As a CEO, are you accepting excuses and put offs from your sales team?  Ask them to do a little bit more during the dog days of summer and you’ll have a much stronger pipeline in the fall.

Is Your Hiring Process Stuck in 2014?

shutterstock_104559317.jpgTwo years ago there were more candidates available than positions available. It was fun!  Hiring managers and HR recruiters were able to do all sorts of things to people applying for jobs.  You could make candidates go through multiple steps, take online assessments, and go through round after round of interviews. And the best part was, candidates HAD to put up with it.  They had no choice.  If they wanted a job they had to go through whatever you threw at them.

Guess what?  The market has shifted and is no longer employer-centric. Today there are more positions
available than candidates to fill them.  So if you still have an overly complicated hiring process you’re probably noticing a high attrition rate. Candidates simply are not willing to go through multiple steps to get to an interview or get the job. 

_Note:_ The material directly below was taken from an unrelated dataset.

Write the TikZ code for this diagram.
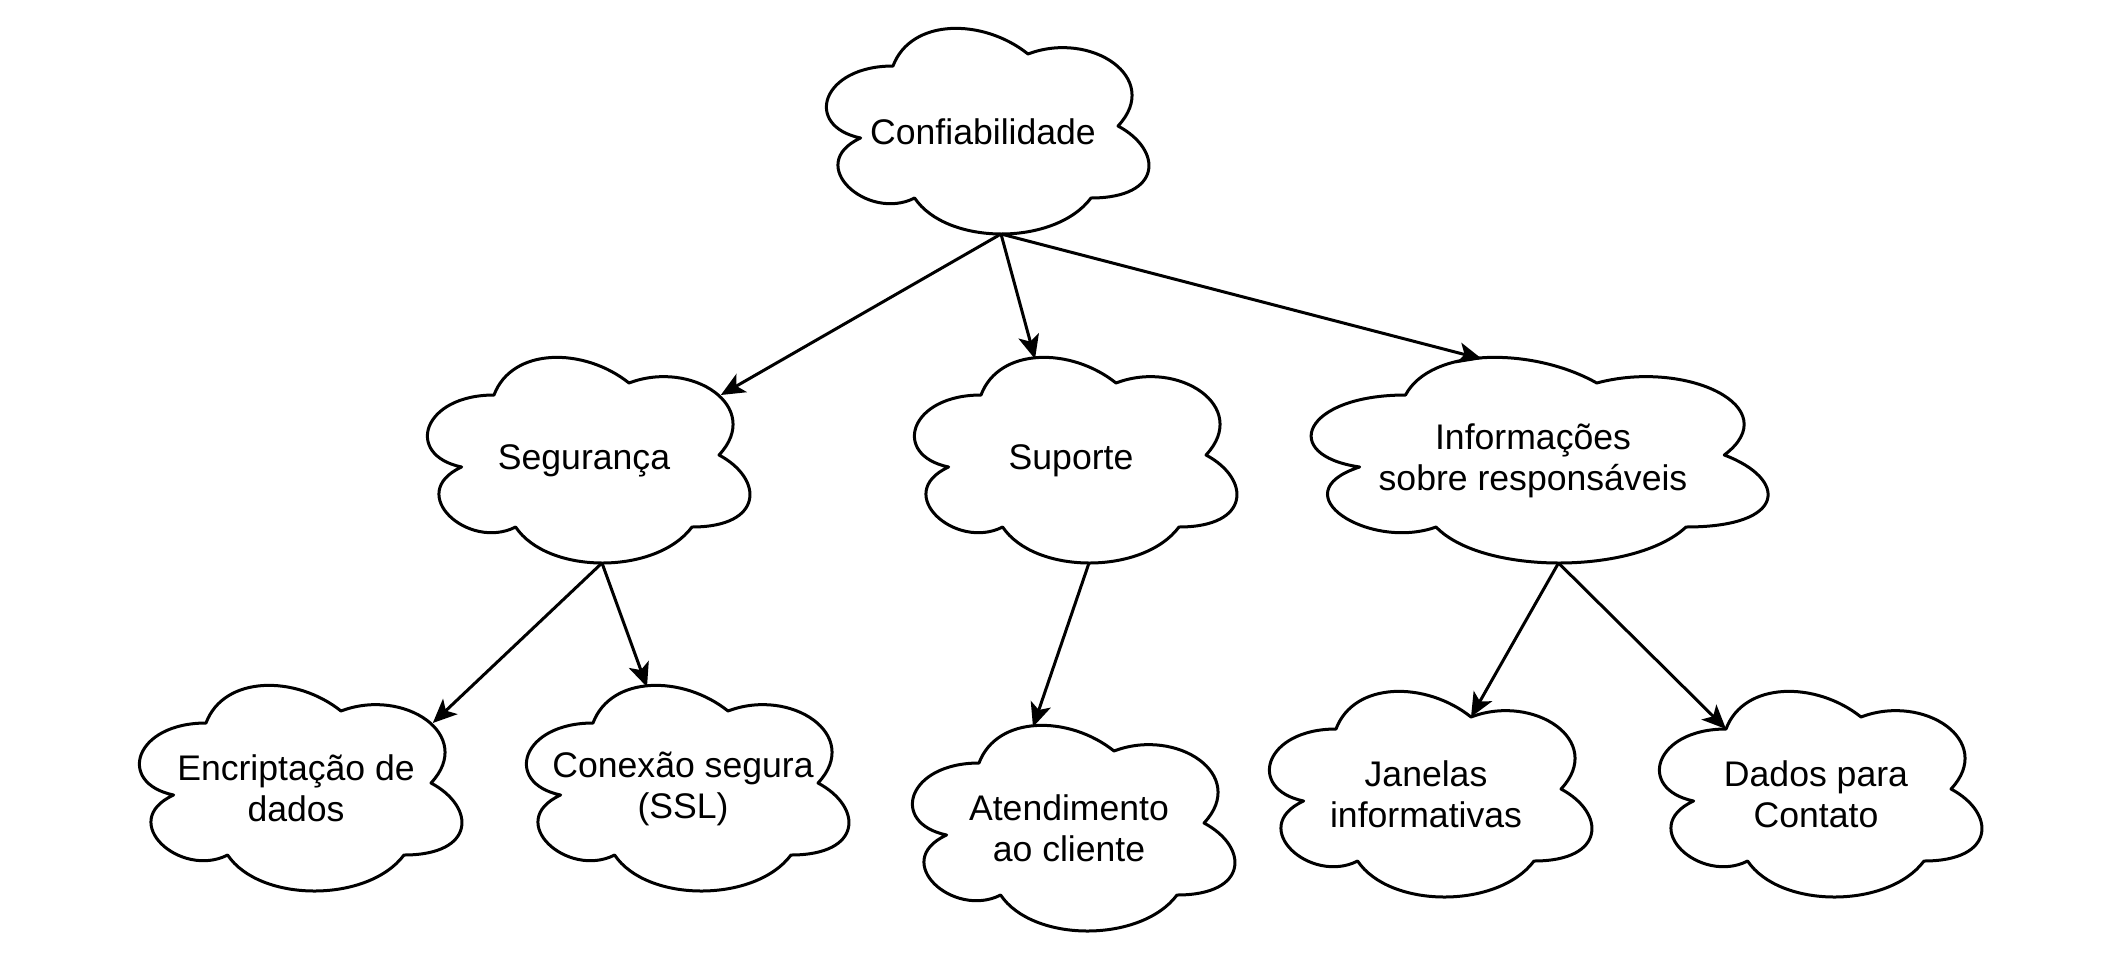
\documentclass[tikz,border=0pt]{standalone}
\usepackage{fontspec}
\setmainfont{Liberation Sans}
\usetikzlibrary{arrows.meta}
\tikzset{
  cloudline/.style={draw=black, line width=1.5pt, fill=white, line join=round},
  cloudtext/.style={align=center, font=\fontsize{17.8pt}{20.6pt}\selectfont, inner sep=0pt},
  connector/.style={draw=black, line width=1.5pt, -{Stealth[length=12pt, width=10.5pt, inset=3pt]}, shorten >=0pt},
}
% #1 name, #2 left, #3 top, #4 width, #5 height, #6 text
\newcommand\mycloud[6]{%
  \begin{scope}[shift={(#2,#3)}, xscale=#4, yscale=#5]
    \draw[cloudline] (0.25,0.25) .. controls (0.05,0.25) and (0,0.5) .. (0.16,0.55)
      .. controls (0,0.66) and (0.18,0.9) .. (0.31,0.8)
      .. controls (0.4,1) and (0.7,1) .. (0.8,0.8)
      .. controls (1,0.8) and (1,0.6) .. (0.875,0.5)
      .. controls (1,0.3) and (0.8,0.1) .. (0.625,0.2)
      .. controls (0.5,0.05) and (0.3,0.05) .. (0.25,0.25) -- cycle;
    \node[cloudtext] (#1) at (0.5,0.523) {#6};
    \coordinate (#1-t) at (0.4,0.1);
    \coordinate (#1-tr) at (0.88,0.25);
    \coordinate (#1-tl) at (0.25,0.25);
    \coordinate (#1-tm) at (0.625,0.2);
    \coordinate (#1-b) at (0.55,0.95);
  \end{scope}%
}
\begin{document}
\begin{tikzpicture}[x=0.5pt, y=-0.5pt]
  \useasboundingbox (0,0) rectangle (2104,960);
  \fill[white] (0,0) rectangle (2104,960);

  \mycloud{conf}{803}{6}{360}{240}{Confiabilidade}
  \mycloud{seg}{404}{335}{360}{240}{Segurança}
  \mycloud{sup}{891}{335}{360}{240}{Suporte}
  \mycloud{info}{1278}{335}{510}{240}{Informações\\sobre responsáveis}
  \mycloud{enc}{116}{663}{360}{240}{Encriptação de\\dados}
  \mycloud{con}{503}{663}{360}{240}{Conexão segura\\(SSL)}
  \mycloud{ate}{889}{703}{360}{240}{Atendimento\\ao cliente}
  \mycloud{jan}{1246}{669}{360}{240}{Janelas\\informativas}
  \mycloud{dad}{1636}{669}{360}{240}{Dados para\\Contato}

  \draw[connector] (conf-b) -- (seg-tr);
  \draw[connector] (conf-b) -- (sup-t);
  \draw[connector] (conf-b) -- (info-t);
  \draw[connector] (seg-b) -- (enc-tr);
  \draw[connector] (seg-b) -- (con-t);
  \draw[connector] (sup-b) -- (ate-t);
  \draw[connector] (info-b) -- (jan-tm);
  \draw[connector] (info-b) -- (dad-tl);
\end{tikzpicture}
\end{document}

The challenge is, how can you streamline your hiring process without compromising its integrity?  If you use best practices such as Topgrading or our Sales Talent Acquisition Routine (STAR hiring system) you know how valuable it is to implement a rigorous selection process. Is your hiring process as efficient as it can be? 

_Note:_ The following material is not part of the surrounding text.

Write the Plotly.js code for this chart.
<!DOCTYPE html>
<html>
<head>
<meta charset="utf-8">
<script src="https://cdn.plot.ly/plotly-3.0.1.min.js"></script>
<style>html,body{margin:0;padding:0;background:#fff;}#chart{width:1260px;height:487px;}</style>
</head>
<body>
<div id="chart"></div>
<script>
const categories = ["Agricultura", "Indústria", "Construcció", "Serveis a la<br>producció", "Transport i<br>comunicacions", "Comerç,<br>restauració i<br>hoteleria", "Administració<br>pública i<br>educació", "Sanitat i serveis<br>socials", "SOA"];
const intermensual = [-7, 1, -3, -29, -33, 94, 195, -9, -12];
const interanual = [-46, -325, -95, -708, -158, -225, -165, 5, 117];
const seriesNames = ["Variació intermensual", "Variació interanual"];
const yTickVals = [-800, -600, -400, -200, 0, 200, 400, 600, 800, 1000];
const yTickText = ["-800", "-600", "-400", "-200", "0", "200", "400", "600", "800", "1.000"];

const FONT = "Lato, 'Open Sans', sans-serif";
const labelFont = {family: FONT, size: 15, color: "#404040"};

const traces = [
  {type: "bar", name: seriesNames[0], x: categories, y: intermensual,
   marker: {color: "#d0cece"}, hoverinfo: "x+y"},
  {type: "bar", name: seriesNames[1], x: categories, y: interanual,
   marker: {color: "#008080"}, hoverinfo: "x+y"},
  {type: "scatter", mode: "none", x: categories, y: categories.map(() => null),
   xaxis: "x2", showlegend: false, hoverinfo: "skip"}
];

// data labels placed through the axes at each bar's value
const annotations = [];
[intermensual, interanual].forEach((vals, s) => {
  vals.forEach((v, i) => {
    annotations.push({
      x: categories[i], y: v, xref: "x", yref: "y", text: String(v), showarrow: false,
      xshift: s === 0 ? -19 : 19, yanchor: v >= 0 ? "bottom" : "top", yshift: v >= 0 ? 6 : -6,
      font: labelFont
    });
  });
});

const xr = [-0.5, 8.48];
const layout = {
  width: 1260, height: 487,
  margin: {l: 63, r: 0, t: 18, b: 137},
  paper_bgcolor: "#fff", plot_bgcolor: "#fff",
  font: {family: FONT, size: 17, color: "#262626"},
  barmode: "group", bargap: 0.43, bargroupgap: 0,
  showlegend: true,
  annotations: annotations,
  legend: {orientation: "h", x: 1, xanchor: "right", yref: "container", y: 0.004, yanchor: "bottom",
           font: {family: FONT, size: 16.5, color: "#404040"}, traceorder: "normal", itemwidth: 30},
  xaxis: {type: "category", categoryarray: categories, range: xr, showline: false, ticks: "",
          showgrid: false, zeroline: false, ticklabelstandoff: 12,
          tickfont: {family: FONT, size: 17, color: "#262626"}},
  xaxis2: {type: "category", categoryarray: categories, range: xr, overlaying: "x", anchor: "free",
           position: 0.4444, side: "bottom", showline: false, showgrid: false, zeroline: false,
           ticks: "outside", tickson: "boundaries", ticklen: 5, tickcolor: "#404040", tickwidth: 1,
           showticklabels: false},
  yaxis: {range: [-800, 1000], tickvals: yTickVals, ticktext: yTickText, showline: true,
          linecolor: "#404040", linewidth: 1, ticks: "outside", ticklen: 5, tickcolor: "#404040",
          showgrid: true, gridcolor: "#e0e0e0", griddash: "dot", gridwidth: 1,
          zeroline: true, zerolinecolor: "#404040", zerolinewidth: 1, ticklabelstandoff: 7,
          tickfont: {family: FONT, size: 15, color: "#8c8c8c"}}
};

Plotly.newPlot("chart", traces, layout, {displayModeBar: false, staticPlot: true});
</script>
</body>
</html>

We recommend taking a critical look at every step of your hiring process and looking for opportunities to streamline it. Review every single thing that you ask a candidate to do, from the candidate's point of view, and ask yourselves, "What value do I get from this step? Can I remove it without detracting from the rigor of our hiring process?" It's a balancing act. You don't want to take away from having a rigorous selection process, but you also want to restructure it to make it more candidate friendly.

In our practice, we help our clients hire sales people all the time. For years, we would have candidates fill out an application, and then ask them some basic questions. After they took the application, we'd have them take an online sales assessment. After that, if they were recommended, we would schedule a series of interviews. We found this process was no longer getting us the candidates we needed, so something needed to change. We decide to eliminate the initial application because with their resume and assessment we would get all the information we needed.  We didn’t compromise our rigor, we just made it more streamlined and candidate-centric.  What steps can you review, modify or simply eliminate from your selection process to do the same?

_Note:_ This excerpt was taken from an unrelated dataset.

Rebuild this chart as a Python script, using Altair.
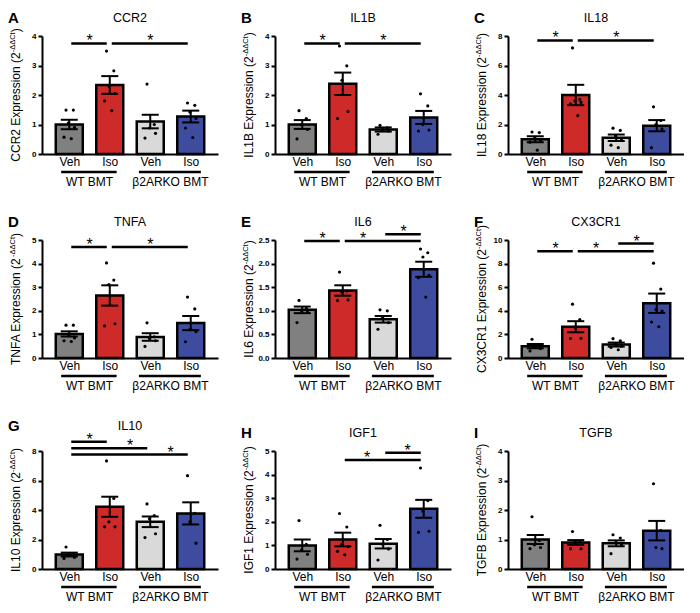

Once you’ve streamlined your selection process the next step is to make sure you have your hiring team fully engaged.  When you have a quality candidate who's interested and engaged in the process, have everyone on the hiring team on high alert and ready to go.  Nothing on their calendar is more important than engaging the candidate in an interview.  Do your best to accommodate the candidate, not the other way around. After speaking with candidates, come to a consensus quickly, and decide what you want to do. Quality candidates are not going to wait around. I've seen too many companies lose great candidates because they can't get their hiring team to engage in a timely fashion. 

Eliminating steps in your selection process and keeping everyone on your hiring team focused and engaged will help you win the war on talent. The companies who are able to maintain a rigorous, candidate-centric process, are going to attract better talent and hire better people. The faster you can get someone onboard, the faster they can get through the learning curve and begin producing results for your company.